We arrive in a web of histories—our own and those of others—already woven long before our first breath. Some threads are golden: love freely given, truth spoken without fear, security that lets us dream. Others are frayed and knotted: poverty, betrayal, injustice, grief.

For some, life’s earliest lessons are taught in the language of scarcity—scarcity of money, trust, or safety. In such conditions, compromises are made. Not because the soul is weak, but because survival demands it. A closed mouth avoids trouble; a bowed head escapes notice; a cautious hand keeps what little it has.

But here is the quiet truth:

What preserves you in one season can imprison you in the next.

The habits of self-protection, forged in moments of fear, can become the silent architects of your present. The beliefs born in the darkness—“I must always guard myself,” “I will never have enough,” “No one can be trusted”—may linger long after the light returns. And so a momentary compromise becomes a lifetime creed, shaping behaviour, relationships, and even faith.

To see this clearly is not to condemn.

It is to understand.

And to understand is to reclaim choice.

The past will always cast a shadow. But shadows do not have substance. You may step out from under them—not by erasing what was, but by refusing to let yesterday’s fears dictate today’s courage.

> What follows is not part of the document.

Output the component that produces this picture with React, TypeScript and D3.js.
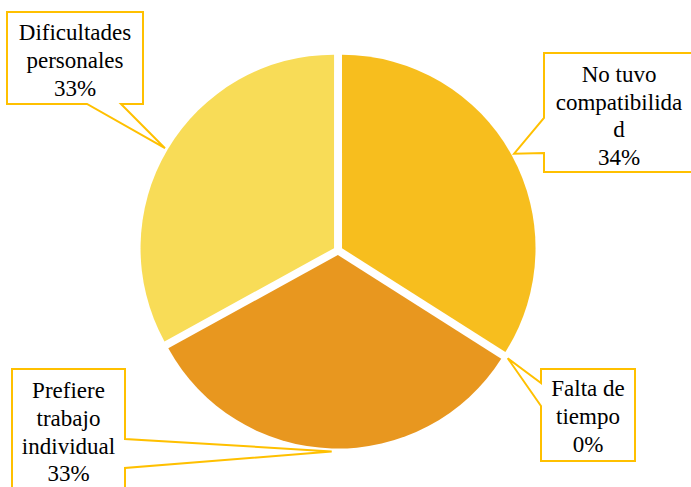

There is a discipline in this, a spiritual defiance: to ask yourself in each decision, Am I acting from the prison of my past, or the freedom of my present?

You are not the sum of your compromises.

You are the witness to them.

And a witness, once awake, can choose to speak a new truth into the world.

You are not the sum of your compromises.

You are the witness to them.

And a witness, once awake, can choose to speak a new truth into the world.